# Stated task:
Reproduce the listing below exactly, beginning with its first line and ending with the line that holds "18, 19, 20];"; pictures are not part of the copy.

-------- Exercise materials --------

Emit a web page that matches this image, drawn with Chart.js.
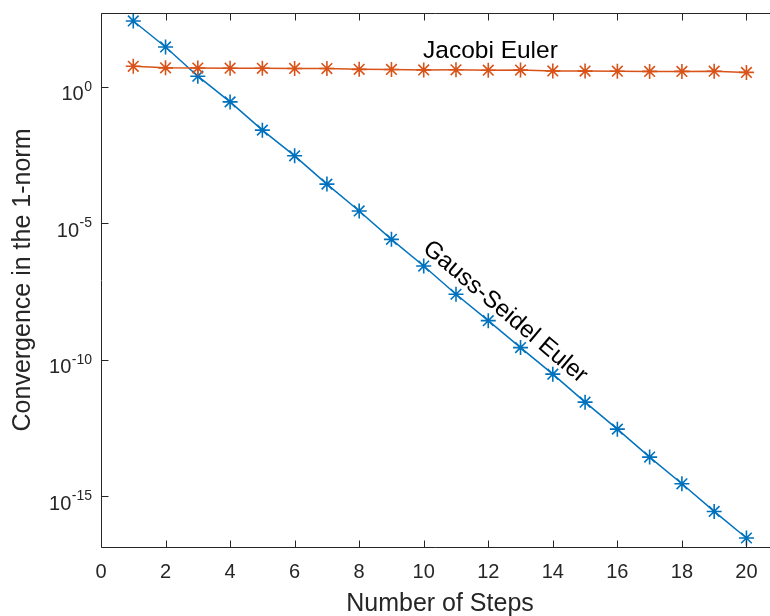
<!DOCTYPE html>
<html>
<head>
<meta charset="utf-8">
<script src="https://cdn.jsdelivr.net/npm/chart.js@4"></script>
<style>
  html, body { margin: 0; padding: 0; background: #fff; overflow: hidden; }
  #wrap { width: 770px; height: 616px; }
</style>
</head>
<body>
<div id="wrap"><canvas id="conv" width="770" height="616"></canvas></div>
<script>
// number of steps on the x axis
const steps = [1, 2, 3, 4, 5, 6, 7, 8, 9, 10, 11, 12, 13, 14, 15, 16, 17, 18, 19, 20];

// convergence in the 1-norm
const gaussSeidel = [260, 29, 2.47, 0.283, 0.0261, 0.00299, 2.75e-4, 2.85e-5, 2.61e-6, 2.75e-7,
  2.54e-8, 2.74e-9, 2.82e-10, 3.0e-11, 2.83e-12, 2.91e-13, 2.75e-14, 2.9e-15, 2.81e-16, 2.99e-17];
const jacobi = [5.7, 5.0, 4.9, 4.85, 4.8, 4.75, 4.7, 4.4, 4.35, 4.2,
  4.25, 4.1, 4.15, 3.85, 3.8, 3.75, 3.7, 3.7, 3.75, 3.4];

const xTicks = [0, 2, 4, 6, 8, 10, 12, 14, 16, 18, 20];
const yTicks = [1, 1e-5, 1e-10, 1e-15];
const yTickExp = ['0', '-5', '-10', '-15'];

const BLUE = '#0072BD';
const ORANGE = '#D95319';
const AXIS = '#262626';
const FONT = '"Liberation Sans", Arial, Helvetica, sans-serif';

const toPoints = (ys) => steps.map((s, i) => ({ x: s, y: ys[i] }));

// axes box, inward ticks, labels and the two text annotations
const matlabAxes = {
  id: 'matlabAxes',
  afterDraw(chart) {
    const { ctx, chartArea: a, scales: { x, y } } = chart;
    const L = Math.round(a.left) + 0.5, R = a.right;
    const T = Math.round(a.top) + 0.5, B = Math.round(a.bottom) + 0.5;
    ctx.save();
    ctx.strokeStyle = AXIS;
    ctx.lineWidth = 1;
    ctx.beginPath();
    ctx.moveTo(L, T); ctx.lineTo(R, T);
    ctx.moveTo(L, T); ctx.lineTo(L, B);
    ctx.moveTo(L, B); ctx.lineTo(R, B);
    xTicks.forEach(v => {
      const px = Math.round(x.getPixelForValue(v)) + 0.5;
      ctx.moveTo(px, B); ctx.lineTo(px, B - 7);
      ctx.moveTo(px, T); ctx.lineTo(px, T + 7);
    });
    yTicks.forEach(v => {
      const py = Math.round(y.getPixelForValue(v)) + 0.5;
      ctx.moveTo(L, py); ctx.lineTo(L + 7, py);
    });
    ctx.stroke();

    ctx.fillStyle = AXIS;
    ctx.font = '20px ' + FONT;
    ctx.textAlign = 'center';
    ctx.textBaseline = 'alphabetic';
    xTicks.forEach(v => ctx.fillText(String(v), x.getPixelForValue(v), 578));

    // y labels 10^n with a raised exponent
    yTicks.forEach((v, i) => {
      const py = y.getPixelForValue(v);
      ctx.font = '14px ' + FONT;
      const ew = ctx.measureText(yTickExp[i]).width;
      ctx.textAlign = 'right';
      ctx.fillText(yTickExp[i], 92, py + 4);
      ctx.font = '20px ' + FONT;
      ctx.fillText('10', 92 - ew - 0.5, py + 13.5);
    });

    ctx.font = '25px ' + FONT;
    ctx.textAlign = 'center';
    ctx.fillText('Number of Steps', 440, 611);
    ctx.save();
    ctx.translate(30, (a.top + a.bottom) / 2);
    ctx.rotate(-Math.PI / 2);
    ctx.fillText('Convergence in the 1-norm', 0, 0);
    ctx.restore();

    ctx.fillStyle = '#000';
    ctx.font = '24.5px ' + FONT;
    ctx.textAlign = 'left';
    ctx.fillText('Jacobi Euler', 423, 58);

    // label follows the slope of the Gauss-Seidel line
    const p1 = { x: x.getPixelForValue(1), y: y.getPixelForValue(gaussSeidel[0]) };
    const p2 = { x: x.getPixelForValue(20), y: y.getPixelForValue(gaussSeidel[19]) };
    ctx.save();
    ctx.translate(505, 312);
    ctx.rotate(Math.atan2(p2.y - p1.y, p2.x - p1.x));
    ctx.textAlign = 'center';
    ctx.textBaseline = 'middle';
    ctx.font = '24px ' + FONT;
    ctx.fillText('Gauss-Seidel Euler', 0, 0);
    ctx.restore();
    ctx.restore();
  }
};

new Chart(document.getElementById('conv'), {
  type: 'line',
  data: {
    datasets: [
      {
        label: 'Jacobi Euler',
        data: toPoints(jacobi),
        borderColor: ORANGE,
        backgroundColor: ORANGE,
        borderWidth: 1.5,
        pointStyle: 'star',
        pointRadius: 7.5,
        pointBorderWidth: 1.6,
        pointBorderColor: ORANGE,
        tension: 0,
        fill: false
      },
      {
        label: 'Gauss-Seidel Euler',
        data: toPoints(gaussSeidel),
        borderColor: BLUE,
        backgroundColor: BLUE,
        borderWidth: 1.5,
        pointStyle: 'star',
        pointRadius: 7.5,
        pointBorderWidth: 1.6,
        pointBorderColor: BLUE,
        tension: 0,
        fill: false
      }
    ]
  },
  options: {
    responsive: false,
    animation: false,
    clip: false,
    layout: { autoPadding: false, padding: { left: 101, top: 13, right: 0, bottom: 69 } },
    plugins: { legend: { display: false }, tooltip: { enabled: false } },
    scales: {
      x: { type: 'linear', min: 0, max: 20.73, display: false },
      y: { type: 'logarithmic', min: 1.4e-17, max: 510, display: false }
    }
  },
  plugins: [matlabAxes]
});
</script>
</body>
</html>
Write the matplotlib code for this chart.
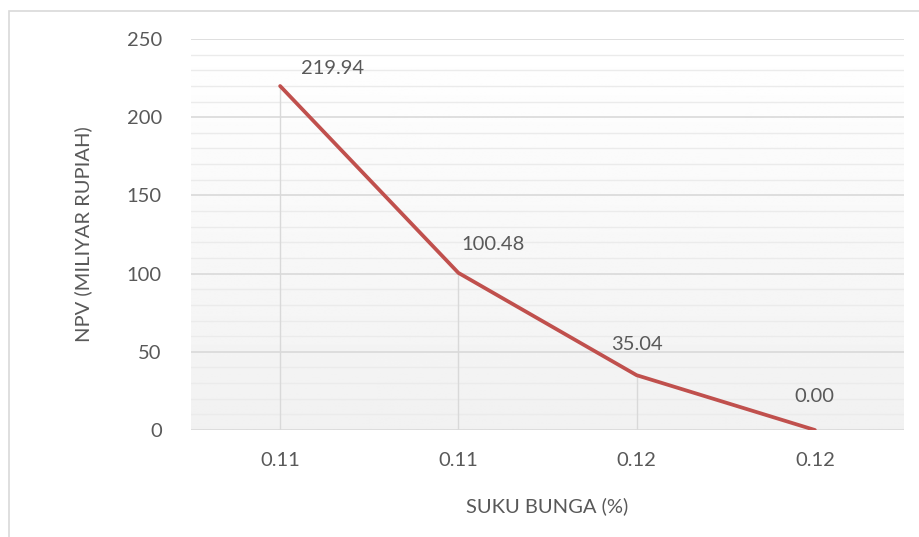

--------

# Response to this exercise:
Emit a web page that matches this image, drawn with Chart.js.
<!DOCTYPE html>
<html>
<head>
<meta charset="utf-8">
<script src="https://cdn.jsdelivr.net/npm/chart.js@4"></script>
<style>
  html, body { margin: 0; padding: 0; background: #fff; overflow: hidden; }
  #wrap { width: 770px; height: 616px; }
</style>
</head>
<body>
<div id="wrap"><canvas id="conv" width="770" height="616"></canvas></div>
<script>
// number of steps on the x axis
const steps = [1, 2, 3, 4, 5, 6, 7, 8, 9, 10, 11, 12, 13, 14, 15, 16, 17, 18, 19, 20];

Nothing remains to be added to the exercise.